Information shown:
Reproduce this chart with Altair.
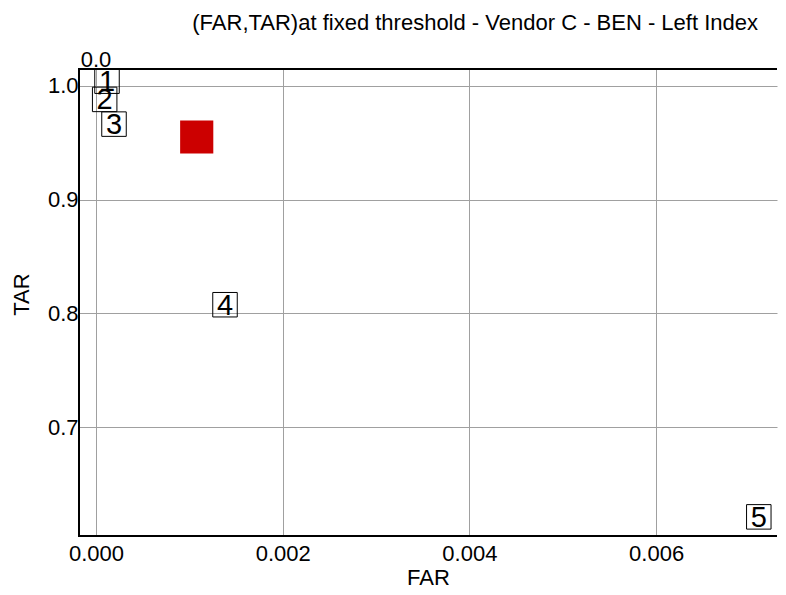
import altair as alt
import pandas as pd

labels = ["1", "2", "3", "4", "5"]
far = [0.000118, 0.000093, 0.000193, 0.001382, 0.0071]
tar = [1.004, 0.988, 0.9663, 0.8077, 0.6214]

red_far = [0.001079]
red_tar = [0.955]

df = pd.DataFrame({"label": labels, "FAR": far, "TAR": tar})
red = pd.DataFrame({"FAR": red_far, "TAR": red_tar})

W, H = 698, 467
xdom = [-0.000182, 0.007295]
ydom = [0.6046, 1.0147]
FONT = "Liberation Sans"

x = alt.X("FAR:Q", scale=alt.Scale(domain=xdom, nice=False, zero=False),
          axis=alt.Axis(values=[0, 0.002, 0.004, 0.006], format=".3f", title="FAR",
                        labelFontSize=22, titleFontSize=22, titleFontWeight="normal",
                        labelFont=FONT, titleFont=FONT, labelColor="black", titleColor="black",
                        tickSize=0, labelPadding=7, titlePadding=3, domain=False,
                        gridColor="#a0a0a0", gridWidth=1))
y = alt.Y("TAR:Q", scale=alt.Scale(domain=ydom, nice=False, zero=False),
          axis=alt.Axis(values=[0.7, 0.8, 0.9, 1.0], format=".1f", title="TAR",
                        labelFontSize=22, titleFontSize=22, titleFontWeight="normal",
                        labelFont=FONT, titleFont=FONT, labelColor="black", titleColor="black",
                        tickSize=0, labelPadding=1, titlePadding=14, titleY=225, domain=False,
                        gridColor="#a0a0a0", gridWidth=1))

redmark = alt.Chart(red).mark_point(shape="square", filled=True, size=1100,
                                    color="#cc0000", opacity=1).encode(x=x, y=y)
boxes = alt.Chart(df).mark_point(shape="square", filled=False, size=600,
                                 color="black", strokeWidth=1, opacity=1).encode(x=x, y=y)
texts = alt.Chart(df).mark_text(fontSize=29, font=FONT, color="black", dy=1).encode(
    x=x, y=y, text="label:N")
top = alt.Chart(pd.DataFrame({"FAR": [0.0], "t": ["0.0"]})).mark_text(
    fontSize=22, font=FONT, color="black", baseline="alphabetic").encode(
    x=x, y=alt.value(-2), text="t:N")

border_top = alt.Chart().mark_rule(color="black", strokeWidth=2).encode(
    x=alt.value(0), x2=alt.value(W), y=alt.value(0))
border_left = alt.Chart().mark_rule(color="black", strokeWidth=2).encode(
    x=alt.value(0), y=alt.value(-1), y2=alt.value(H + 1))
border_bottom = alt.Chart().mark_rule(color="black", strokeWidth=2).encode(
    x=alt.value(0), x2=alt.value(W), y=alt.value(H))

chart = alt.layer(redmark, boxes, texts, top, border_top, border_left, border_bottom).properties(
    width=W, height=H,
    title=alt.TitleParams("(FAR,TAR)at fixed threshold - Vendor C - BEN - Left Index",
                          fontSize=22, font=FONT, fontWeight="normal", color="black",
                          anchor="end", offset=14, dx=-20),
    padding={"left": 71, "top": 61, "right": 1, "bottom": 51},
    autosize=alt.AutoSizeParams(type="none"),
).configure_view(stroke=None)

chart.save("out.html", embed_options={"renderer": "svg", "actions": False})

Goal: Quote all the lines above exactly as given. Do not include the pictures.

Response to the exercise:
Reproduce this chart with Altair.
import altair as alt
import pandas as pd

labels = ["1", "2", "3", "4", "5"]
far = [0.000118, 0.000093, 0.000193, 0.001382, 0.0071]
tar = [1.004, 0.988, 0.9663, 0.8077, 0.6214]

red_far = [0.001079]
red_tar = [0.955]

df = pd.DataFrame({"label": labels, "FAR": far, "TAR": tar})
red = pd.DataFrame({"FAR": red_far, "TAR": red_tar})

W, H = 698, 467
xdom = [-0.000182, 0.007295]
ydom = [0.6046, 1.0147]
FONT = "Liberation Sans"

x = alt.X("FAR:Q", scale=alt.Scale(domain=xdom, nice=False, zero=False),
          axis=alt.Axis(values=[0, 0.002, 0.004, 0.006], format=".3f", title="FAR",
                        labelFontSize=22, titleFontSize=22, titleFontWeight="normal",
                        labelFont=FONT, titleFont=FONT, labelColor="black", titleColor="black",
                        tickSize=0, labelPadding=7, titlePadding=3, domain=False,
                        gridColor="#a0a0a0", gridWidth=1))
y = alt.Y("TAR:Q", scale=alt.Scale(domain=ydom, nice=False, zero=False),
          axis=alt.Axis(values=[0.7, 0.8, 0.9, 1.0], format=".1f", title="TAR",
                        labelFontSize=22, titleFontSize=22, titleFontWeight="normal",
                        labelFont=FONT, titleFont=FONT, labelColor="black", titleColor="black",
                        tickSize=0, labelPadding=1, titlePadding=14, titleY=225, domain=False,
                        gridColor="#a0a0a0", gridWidth=1))

redmark = alt.Chart(red).mark_point(shape="square", filled=True, size=1100,
                                    color="#cc0000", opacity=1).encode(x=x, y=y)
boxes = alt.Chart(df).mark_point(shape="square", filled=False, size=600,
                                 color="black", strokeWidth=1, opacity=1).encode(x=x, y=y)
texts = alt.Chart(df).mark_text(fontSize=29, font=FONT, color="black", dy=1).encode(
    x=x, y=y, text="label:N")
top = alt.Chart(pd.DataFrame({"FAR": [0.0], "t": ["0.0"]})).mark_text(
    fontSize=22, font=FONT, color="black", baseline="alphabetic").encode(
    x=x, y=alt.value(-2), text="t:N")

border_top = alt.Chart().mark_rule(color="black", strokeWidth=2).encode(
    x=alt.value(0), x2=alt.value(W), y=alt.value(0))
border_left = alt.Chart().mark_rule(color="black", strokeWidth=2).encode(
    x=alt.value(0), y=alt.value(-1), y2=alt.value(H + 1))
border_bottom = alt.Chart().mark_rule(color="black", strokeWidth=2).encode(
    x=alt.value(0), x2=alt.value(W), y=alt.value(H))

chart = alt.layer(redmark, boxes, texts, top, border_top, border_left, border_bottom).properties(
    width=W, height=H,
    title=alt.TitleParams("(FAR,TAR)at fixed threshold - Vendor C - BEN - Left Index",
                          fontSize=22, font=FONT, fontWeight="normal", color="black",
                          anchor="end", offset=14, dx=-20),
    padding={"left": 71, "top": 61, "right": 1, "bottom": 51},
    autosize=alt.AutoSizeParams(type="none"),
).configure_view(stroke=None)

chart.save("out.html", embed_options={"renderer": "svg", "actions": False})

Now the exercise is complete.